Un ancien ponte de chez Electronic Arts UK expliquait récemment tout le mal qu'il avait eu dans les années 90 à convaincre la maison-mère Américaine de l'importance stratégique d'un jeu de football en Europe. Les ventes correctes de l'édition annuelle de Madden ne poussant pas à prendre un risque supplémentaire d'édition et de développement.
Aujourd'hui c'est pourtant bien FIFA qui assure de confortables ventes mondiales à l'éditeur tous les ans.

Il faut dire que le processus de sourcing de jeux, lors duquel les éditeurs cherchent des jeux à ajouter à leurs portfolios, peut être particulièrement délicat. Les éditeurs sont confrontés à des embryons de jeux, des bouts d'idées, des documents de game design et de vagues prototypes manquant de textures et d'animations. Et se basant sur ces éléments préliminaire il faut décider, souvent rapidement ou du moins plus rapidement que la concurrence, si investir quelques millions d'euros sera judicieux pour obtenir le hit de demain.

L'un des exemples les plus célèbres est Burnout de Criterion, refusé à l'époque de sa création par la plupart des éditeurs qui mettaient en cause son concept trop simpliste, manquant de tuning et de réglages pointus à une époque où les simulations étaient reines. La licence a été récupérée plus tard à coups de millions par EA qui l'avait pourtant initialement refusé.
Pas facile de voir instantanément le succès potentiel d'un MMO de tank, d'un jeu sandbox basé sur des cubes, d'une app de scrabble multijoueur sur iPhone… Alors qu'il est au contraire facile de s'enthousiasmer pour un FPS cross machines dans un univers de RPG papier, ou par la remise au gout du jour d'un classique du FPS N64.
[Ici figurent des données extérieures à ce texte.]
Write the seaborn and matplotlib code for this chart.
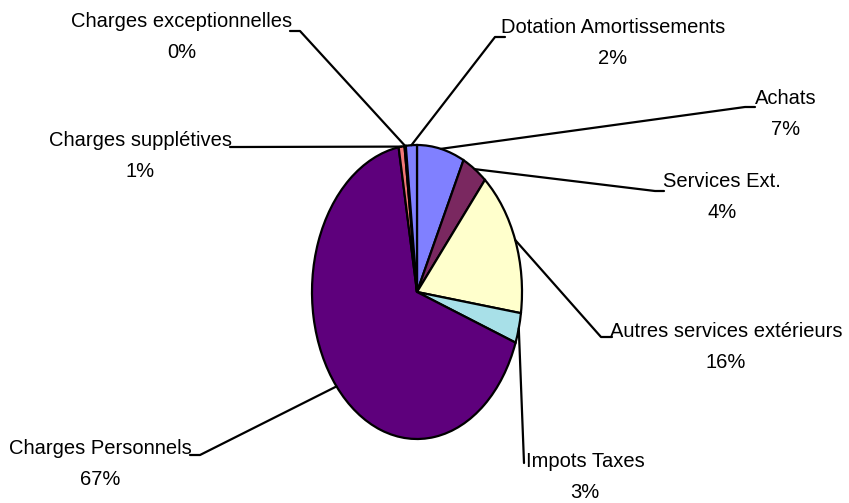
import numpy as np
import matplotlib
matplotlib.use("Agg")
import matplotlib.pyplot as plt
import seaborn as sns

# Données (en % du total des charges)
postes = ['Achats', 'Services Ext.', 'Autres services extérieurs', 'Impots Taxes',
          'Charges Personnels', 'Charges supplétives', 'Charges exceptionnelles',
          'Dotation Amortissements']
valeurs = [7.3, 3.9, 16.1, 3.3, 66.6, 0.9, 0.2, 1.7]
couleurs = ['#8080ff', '#7a2860', '#ffffcc', '#a8e0e8', '#5e007c', '#f27878', '#0066cc', '#8080ff']

sns.set_theme(style='white')
plt.rcParams['font.family'] = ['Liberation Sans', 'DejaVu Sans']

W, H = 849, 503
CX, CY, RX, RY = 417, 292, 105, 147

fig = plt.figure(figsize=(W / 100, H / 100), dpi=100)
ax = fig.add_axes([0, 0, 1, 1])
ax.pie(valeurs, colors=couleurs, startangle=90, counterclock=False,
       wedgeprops=dict(edgecolor='black', linewidth=1.6))
ax.set_aspect('auto')
ax.set_xlim(-CX / RX, (W - CX) / RX)
ax.set_ylim(-(H - CY) / RY, CY / RY)
ax.axis('off')


def px(x, y):
    # pixel (depuis le haut à gauche) -> coordonnées de données
    return (x - CX) / RX, (CY - y) / RY


# position du texte (centre) et bout du trait, en pixels
etiquettes = {
    'Achats': ((786, 114), (745, 107), (755, 107)),
    'Services Ext.': ((722, 197), (655, 191), (664, 191)),
    'Autres services extérieurs': ((726, 347), (601, 337), (612, 337)),
    'Impots Taxes': ((585, 477), (524, 463), (526, 463)),
    'Charges Personnels': ((100, 464), (200, 455), (190, 455)),
    'Charges supplétives': ((140, 156), (240, 147), (230, 147)),
    'Charges exceptionnelles': ((182, 37), (300, 31), (290, 31)),
    'Dotation Amortissements': ((613, 43), (495, 37), (505, 37)),
}

total = sum(valeurs)
cumul = 0
for nom, v in zip(postes, valeurs):
    theta = np.deg2rad(360 * (cumul + v / 2) / total)
    cumul += v
    (tx, ty), (lx, ly), (sx, sy) = etiquettes[nom]
    x0, y0 = np.sin(theta), np.cos(theta)
    x1, y1 = px(lx, ly)
    x2, y2 = px(sx, sy)
    if nom == 'Impots Taxes':
        ax.plot([x0, x1], [y0, y1], color='black', lw=1.6)
    else:
        ax.plot([x0, x1, x2], [y0, y1, y2], color='black', lw=1.6)
    ax.text(*px(tx, ty), f"{nom}\n{round(100 * v / total):.0f}%", ha='center', va='center',
            multialignment='center', fontsize=14.5, linespacing=1.75, color='black')

fig.savefig('out.png', dpi=100)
Réussir à se débarrasser des larges œillères dominant l'industrie, et trouver le brin d'audace nécessaire à une vision d'ensemble ne semble pas à la porté de n'importe qui, surtout lorsqu'il est ensuite requis d'imaginer un business model favorable, toujours basé sur les maigres assets prototypes et les bonnes intentions du développeur.
C'est un pari toujours plus risqué dans une industrie qui engrange les millions en sortant un Call of Duty par an.

Le crowdfunding montrant en ce moment ses limites l'idée de l'alpha-funding devient alors séduisante pour les jeux se réclamant de l'esprit Sandbox. Cela permet, en plaçant des frais d'entrée bas qui augmentent avec le développement de garder le contrôle sur le périmètre du jeu et de maintenir une certaine flexibilité. Mais tous les jeux ne peuvent pas s'en sortir avec cette pirouette et le ticket gagnant Minecraft ne sera pas redistribué tous les ans. Ce qui ne devrait pas empêcher quelques stars d'émerger dans les années à venir.

En attendant on mangera une bonne bratwürst à Cologne et on verra bien ce que les éditeurs ont réussi à dégoter de neuf ou d'exotique.